It’s time for the MLB to forgive Pete Rose

Ray Bressette

The MLB is less than two weeks from opening day of the 2015 season, the first of which will be under newly appointed commissioner Rob Manfred.   

While Manfred has had his hands full through his first two months as commissioner, from changes to the league such as timed batter’s box rules to the controversial return of Alex Rodriguez, there’s one change that is long overdue in baseball that Manfred is facing the opportunity to overturn: the suspension of Pete Rose from baseball.

Rose applied on March 16 to Manfred to have his name taken off the league’s permanently banned list, hoping to persuade the commissioner to end his 26-year suspension for gambling.

Pete Rose played in the MLB from 1963-86 when he became one of the greatest players in the history of the game.

Rose is baseball’s all time hits leader with 4,256 hits, and throughout his 23-year career Rose was named to 17 All-Star games, named National League Rookie of the Year, earned three National League batting championships and a World Series MVP. Rose won the World Series three times in his career, twice with the Cincinnati Reds (1975-76) and once with the Philadelphia Phillies (1980). Rose managed the Reds from 1984-89, with the first three years as a player-manager. Over the years, Rose was even deemed the nickname “Charlie Hustle” for his gritty play and dedication, and his career alone would make him a shoo-in for the baseball hall of fame.

But Rose’s legacy has been tarnished by the gambling scandal that ended his baseball career. A lawyer by the name of John Dowd was hired by then MLB commissioner Bart Giamatti to investigate claims Rose was betting on games he was managing.

According to Dowd’s findings in his document titled The Dowd Report,  “Pete Rose bet on Major League baseball games in 1985, 1986 and 1987, including games played by the Cincinnati Reds while Pete Rose was both a player and manager…Rose’s winnings occurred near the beginning of the baseball seasons when Cincinnati was winning a lot of games.”     While Dowd’s findings showed that Rose bet on Reds games saying his team would win, there was never any evidence shown that Rose bet against his team, which would have potentially meant Rose was changing the outcome of games with his managing.

After Dowd’s findings, Rose agreed to a suspension from baseball with Giamatti in 1989, with the impression that he could return to the game one year later after applying for reinstatement.

However, Charlie Hustle has been hustled by MLB for three decades since, with Giamatti and his successor, Bud Selig, denying his repeated applications for reinstatement.

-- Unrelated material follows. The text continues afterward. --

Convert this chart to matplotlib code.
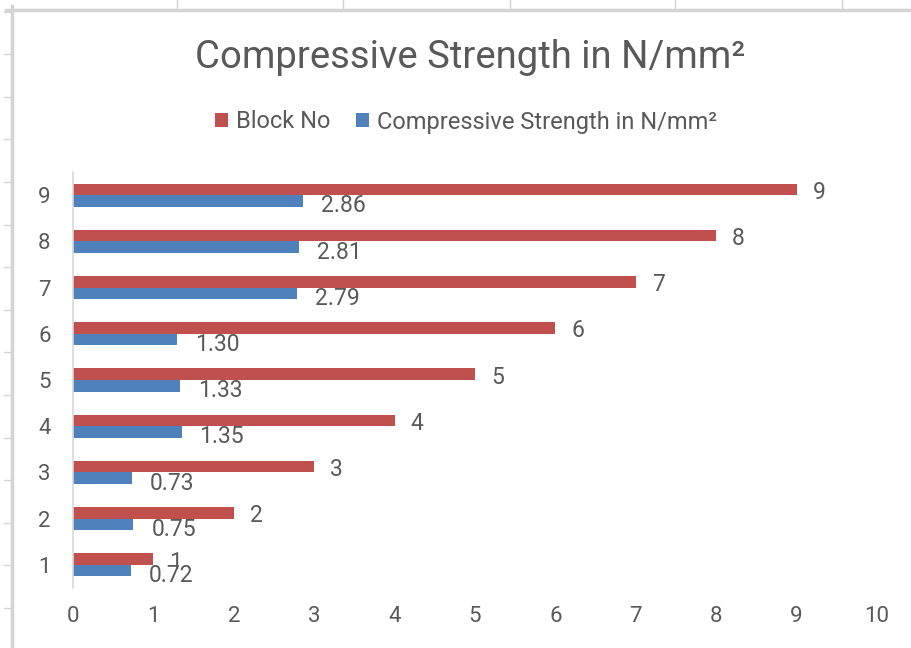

During that time, a number of big name players such as Ryan Braun, David Ortiz, Barry Bonds, Alex Rodriguez and many others have been caught using steroids to enhance their performance, a form of cheating that can actually change the outcome of the game. Players such as Michael Pineda of the Yankees and George Brett of the Kansas City Royals have been ejected from ball games for the use of pine tar, giving them illegal advantages with batting and pitching.

In August 2013, the MLB suspended 13 players who were revealed to have purchased performance enhancing drugs, and according to, there have been 53 players suspended for steroids dating back to 2005.

Yet with all the incidents of cheating that have surfaced over the years, no player has ever been suspended longer 211 games, which Rodriguez was handed during the 2013-14 seasons.

Rose sits by himself today as the only living member on baseball’s list of banned players for actions that had no evidence of cheating. The league has continued to see gambling on a game as a deeper sin than actually cheating a game.

Gambling on baseball games is wrong, especially when you are a part of the game, let alone the manager of one of the teams. Rose deserved to be punished for his actions in the 1980s, whether it be a fine or a suspension.

But a lifetime ban for one of the game’s greats who did not even bet against his team or throw games is just as wrong, especially when those who do cheat the game continue to play the game or stand eligible for a hall of fame vote.

Now, 56-year-old Manfred has the opportunity to correct baseball’s wrongdoings of the past 26 years. Manfred is younger than the 80-year-old Selig he is replacing and should be able to better understand the true problems the game of baseball is facing today. It’s time for baseball to stop cheating Rose out of an opportunity at the hall of fame where he belongs, and put baseball’s morals in place.